In 1977, Fest directed a documentary entitled Hitler: A Career Fest's film, which aimed to explain why ordinary people in Germany loved Hitler, created some controversy among some critics such as the American historian Deborah Lipstadt, who wrote that by featuring extensive clips of Hitler from propaganda films while totally ignoring the Holocaust, Fest had engaged in a glorification of the Führer..
Fest served as the editorial aide for Albert Speer, Hitler's court architect and later Minister for Munitions, while Speer worked on his autobiography, Inside the Third Reich (1970).
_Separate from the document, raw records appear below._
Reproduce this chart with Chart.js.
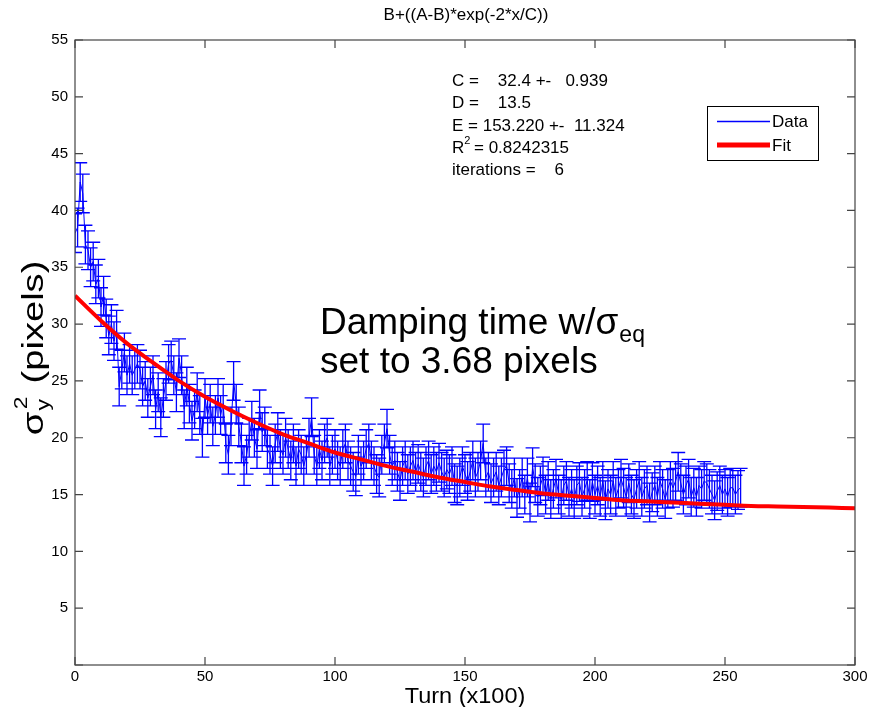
<!DOCTYPE html>
<html>
<head>
<meta charset="utf-8">
<script src="https://cdn.jsdelivr.net/npm/chart.js@4.4.1/dist/chart.umd.min.js"></script>
<style>
html,body{margin:0;padding:0;background:#fff;}
#wrap{width:872px;height:707px;}
</style>
</head>
<body>
<div id="wrap"><canvas id="c" width="872" height="707"></canvas></div>
<script>
// ---- data ----
const dataValues = [
38.0,38.5,42.5,41.5,37.0,36.5,35.0,35.5,33.5,34.0,
31.5,32.5,30.5,29.0,30.0,28.5,29.5,24.5,26.0,27.5,
25.5,26.5,25.5,26.0,26.5,26.0,24.5,25.0,23.5,24.5,
25.5,22.5,24.0,21.8,23.5,25.0,26.5,26.8,25.5,24.0,
27.0,25.5,22.5,24.5,23.0,21.5,22.5,24.0,22.0,20.0,
23.5,22.0,23.0,21.0,22.0,23.5,22.0,23.0,19.5,18.5,
21.0,25.0,23.0,21.0,19.5,17.5,18.5,20.0,21.5,20.0,
19.0,22.5,20.5,21.0,19.0,18.5,17.5,19.5,20.5,19.0,
18.5,20.0,19.0,18.0,19.5,17.5,19.0,18.5,17.5,18.5,
20.0,21.8,18.5,17.5,19.0,18.0,19.5,20.0,17.5,18.5,
19.0,18.0,17.5,19.0,19.5,18.0,17.5,17.0,16.6,18.5,
17.5,18.0,19.0,19.5,18.0,17.5,16.8,16.5,18.5,19.5,
20.8,18.5,17.5,18.0,17.0,16.2,17.5,18.0,16.8,17.5,
18.0,17.0,17.7,17.0,16.5,17.5,18.0,16.8,17.5,17.0,
17.8,17.0,16.5,17.2,16.8,17.5,16.0,15.8,16.5,17.5,
16.8,16.2,17.0,18.0,16.5,17.0,18.0,19.5,16.5,17.0,
16.0,16.5,17.0,15.8,16.5,17.2,17.5,16.0,15.5,16.5,
14.7,15.5,16.5,15.0,16.5,14.3,17.4,16.0,14.8,15.8,
16.6,15.0,16.2,14.6,15.5,16.4,15.0,14.6,15.8,16.2,
14.8,15.5,14.6,15.8,16.1,14.8,15.5,16.2,14.6,16.1,
15.0,15.8,14.8,16.2,14.5,15.5,15.0,16.2,14.8,15.5,
16.4,15.6,14.8,16.0,15.0,14.6,15.5,16.2,14.8,15.5,
15.8,14.3,15.2,15.8,14.8,16.2,15.5,14.6,15.5,16.2,
15.6,16.2,17.0,16.0,15.0,15.8,16.4,14.8,15.6,14.8,
15.8,15.5,16.2,16.0,15.5,15.0,14.5,15.3,15.8,15.0,
15.5,14.8,15.6,15.6,15.0,15.4,15.6
];
const dataErr = 1.7;
const fitX = [0,10,20,30,40,50,60,70,80,90,100,110,120,130,140,150,160,170,180,190,200,210,220,230,240,250,260,270,280,290,300];
const fitY = [32.5,30.3,28.3,26.6,25.0,23.6,22.4,21.3,20.3,19.5,18.7,18.1,17.5,17.0,16.5,16.1,15.7,15.4,15.1,14.9,14.7,14.5,14.4,14.3,14.2,14.1,14.0,13.95,13.9,13.85,13.8];
const xTicks = [0,50,100,150,200,250,300];
const yTicks = [0,5,10,15,20,25,30,35,40,45,50,55];
const titleText = "B+((A-B)*exp(-2*x/C))";
const fitInfo = ["C =    32.4 +-   0.939","D =    13.5","E = 153.220 +-  11.324","R2 = 0.8242315","iterations =    6"];
const legendLabels = ["Data","Fit"];

const dataPts = dataValues.map((v,i)=>({x:i,y:v}));
const fitPts = fitX.map((x,i)=>({x:x,y:fitY[i]}));
const FONT = '"Liberation Sans", Arial, sans-serif';
const BLUE = '#0000ff', RED = '#ff0000';

const errPlugin = {
  id:'errbars',
  afterDatasetDraw(chart,args){
    if(args.index!==0) return;
    const ctx=chart.ctx, xs=chart.scales.x, ys=chart.scales.y;
    ctx.save();
    ctx.beginPath();
    ctx.rect(chart.chartArea.left,chart.chartArea.top,chart.chartArea.width,chart.chartArea.height);
    ctx.clip();
    ctx.strokeStyle=BLUE;
    ctx.lineWidth=1.3;
    ctx.beginPath();
    dataPts.forEach(p=>{
      const px=xs.getPixelForValue(p.x);
      const t=ys.getPixelForValue(p.y+dataErr), b=ys.getPixelForValue(p.y-dataErr);
      ctx.moveTo(px,t);ctx.lineTo(px,b);
      ctx.moveTo(px-7,t);ctx.lineTo(px+7,t);
      ctx.moveTo(px-7,b);ctx.lineTo(px+7,b);
    });
    ctx.stroke();
    ctx.restore();
  }
};

const decoPlugin = {
  id:'deco',
  afterDraw(chart){
    const ctx=chart.ctx, a=chart.chartArea, xs=chart.scales.x, ys=chart.scales.y;
    ctx.save();
    ctx.strokeStyle='#444';
    ctx.lineWidth=1.2;
    ctx.strokeRect(a.left,a.top,a.width,a.height);
    ctx.beginPath();
    xTicks.forEach(v=>{const p=xs.getPixelForValue(v);
      ctx.moveTo(p,a.bottom);ctx.lineTo(p,a.bottom-8);
      ctx.moveTo(p,a.top);ctx.lineTo(p,a.top+8);});
    yTicks.forEach(v=>{const p=ys.getPixelForValue(v);
      ctx.moveTo(a.left,p);ctx.lineTo(a.left+8,p);
      ctx.moveTo(a.right,p);ctx.lineTo(a.right-8,p);});
    ctx.stroke();

    ctx.fillStyle='#000';
    ctx.textAlign='center';ctx.textBaseline='middle';
    ctx.font='17px '+FONT;
    ctx.fillText(titleText,466,15);
    ctx.font='21px '+FONT;
    ctx.save();
    ctx.translate(465,697);ctx.scale(1.12,1.05);
    ctx.fillText("Turn (x100)",0,0);
    ctx.restore();

    // y title rotated
    ctx.save();
    ctx.translate(33,348);
    ctx.rotate(-Math.PI/2);
    ctx.scale(1.27,1);
    ctx.textAlign='left';ctx.textBaseline='alphabetic';
    const big='30px '+FONT, small='18px '+FONT;
    ctx.font=big; const wS=ctx.measureText('σ').width;
    ctx.font=small; const wy=ctx.measureText('y').width; const w2=ctx.measureText('2').width;
    ctx.font=big; const wP=ctx.measureText(' (pixels)').width;
    const tot=wS+Math.max(wy,w2)+4+wP;
    let x0=-tot/2, base=10;
    ctx.font=big; ctx.fillText('σ',x0,base);
    ctx.font=small; ctx.fillText('y',x0+wS+1,base+6); ctx.fillText('2',x0+wS+2,base-16);
    ctx.font=big; ctx.fillText(' (pixels)',x0+wS+Math.max(wy,w2)+4,base);
    ctx.restore();

    // fit info text
    ctx.textAlign='left';ctx.textBaseline='middle';
    const F='17px '+FONT;
    ctx.font=F;
    const lx=452, ly=[81,103,126,148,170];
    fitInfo.forEach((t,i)=>{
      if(i===3){
        ctx.fillText('R',lx,ly[i]);
        const wr=ctx.measureText('R').width;
        ctx.font='11px '+FONT; ctx.fillText('2',lx+wr,ly[i]-7);
        ctx.font=F; ctx.fillText(' = 0.8242315',lx+wr+5,ly[i]);
      } else ctx.fillText(t,lx,ly[i]);
    });

    // legend
    ctx.fillStyle='#fff';
    ctx.fillRect(707,106,111,55);
    ctx.strokeStyle='#000';ctx.lineWidth=1;
    ctx.strokeRect(707.5,106.5,111,54);
    ctx.strokeStyle=BLUE;ctx.lineWidth=1.4;
    ctx.beginPath();ctx.moveTo(717,121.5);ctx.lineTo(770,121.5);ctx.stroke();
    ctx.strokeStyle=RED;ctx.lineWidth=5;
    ctx.beginPath();ctx.moveTo(717,145);ctx.lineTo(770,145);ctx.stroke();
    ctx.fillStyle='#000';ctx.font='17px '+FONT;
    ctx.fillText(legendLabels[0],772,122);
    ctx.fillText(legendLabels[1],772,146);

    // big annotation
    ctx.textBaseline='alphabetic';
    ctx.font='37px '+FONT;
    const s1='Damping time w/σ';
    ctx.fillText(s1,320,334);
    const w1=ctx.measureText(s1).width;
    ctx.font='23px '+FONT; ctx.fillText('eq',320+w1+1,342);
    ctx.font='37px '+FONT; ctx.fillText('set to 3.68 pixels',320,373);
    ctx.restore();
  }
};

new Chart(document.getElementById('c'),{
  type:'scatter',
  data:{datasets:[
    {label:legendLabels[0],data:dataPts,showLine:true,borderColor:BLUE,borderWidth:1,pointRadius:0,order:2},
    {label:legendLabels[1],data:fitPts,showLine:true,borderColor:RED,borderWidth:4,pointRadius:0,cubicInterpolationMode:'monotone',order:1}
  ]},
  options:{
    responsive:false,animation:false,
    layout:{padding:{left:0,right:17,top:40,bottom:0}},
    plugins:{legend:{display:false},title:{display:false},tooltip:{enabled:false}},
    scales:{
      x:{type:'linear',min:0,max:300,
        afterFit(s){s.height=42;s.paddingLeft=0;s.paddingRight=0;},
        afterBuildTicks(s){s.ticks=xTicks.map(v=>({value:v}));},
        grid:{display:false,drawTicks:false},border:{display:false},
        ticks:{padding:3,color:'#000',font:{family:FONT,size:15},maxRotation:0}},
      y:{type:'linear',min:0,max:55,
        afterFit(s){s.width=75;s.paddingTop=0;s.paddingBottom=0;},
        afterBuildTicks(s){s.ticks=yTicks.map(v=>({value:v}));},
        grid:{display:false,drawTicks:false},border:{display:false},
        ticks:{padding:7,color:'#000',font:{family:FONT,size:15},callback:v=>v===0?'':v}}
    }
  },
  plugins:[errPlugin,decoPlugin]
});
</script>
</body>
</html>
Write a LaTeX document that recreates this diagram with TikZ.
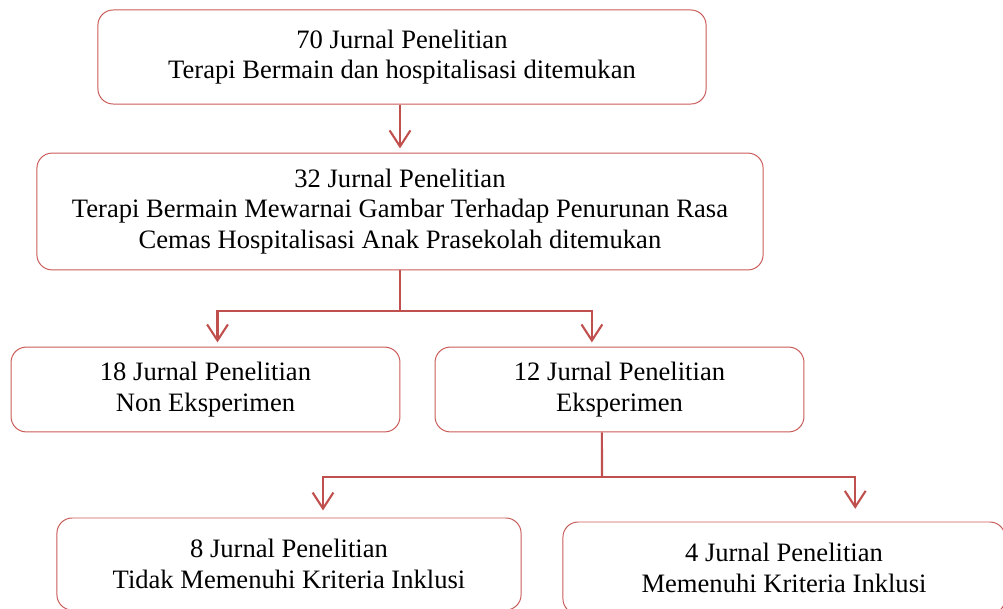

After Speer's death, amid controversy over the reliability of the memoirs, Fest wrote Speer: The Final Verdict (2002), in which he criticised Speer for his knowing complicity in the crimes of the Nazi regime, something he successfully concealed at the time of the Nuremberg Trials.
Fest wrote his other major work on German history, Plotting Hitler's Death: The German Resistance to Hitler (1994), to mark the 50th anniversary of the 20 July plot to assassinate Hitler. This work marked a partial reconsideration of his earlier harsh verdict on the German people. He acknowledged that many Germans had opposed the Nazi regime within the limits imposed on them by their circumstances. He maintained his view, however, that the majority of Germans had wilfully refused to accept the truth about Nazism until it was too late.
In 2002 Fest published Inside Hitler's Bunker: The Last Days of the Third Reich, a work based in part on available evidence following the opening of the Soviet archives, but which largely confirmed the account of Hitler's death given in Hugh Trevor-Roper's book The Last Days of Hitler (1947). Inside Hitler's Bunker, along with the memoirs of Hitler's personal secretary Traudl Junge, provided the source material for the 2004 German film Der Untergang (Downfall), the third post-war German feature film to depict Hitler directly.
After the Hitler biography, Fest was invited to become co-editor of the Frankfurter Allgemeine Zeitung, one of the leading German newspapers based in Frankfurt am Main and an institution in the German-speaking world. From 1973 to 1993, he edited the culture section of the paper. His views were generally conservative, pessimistic and sceptical, and he was particularly critical of the left-wing views that dominated German intellectual life from the late 1960s up to the collapse of communism in 1991. He took a leading role in the Historikerstreit (historians' dispute) of 1986-89, in which he was identified with those rejecting what they saw as the Marxist hegemony in German historiography in this period.
Joachim Fest was married and had two sons and a daughter; all his children followed him into publishing or the media. He died at his home in Kronberg im Taunus near Frankfurt am Main in 2006, the same year that his autobiography Not Me: Memoirs of a German Childhood was published. Fest took the main title from an incident in his childhood when, at the age of ten, he and his brother were summoned to their father's study after he had been dismissed from his post as headmaster at a school. Fest's father asked his sons to write down and remember a maxim from the Gospel of Matthew: Etiam si omnes - ego non (Even if all others [do] - not I).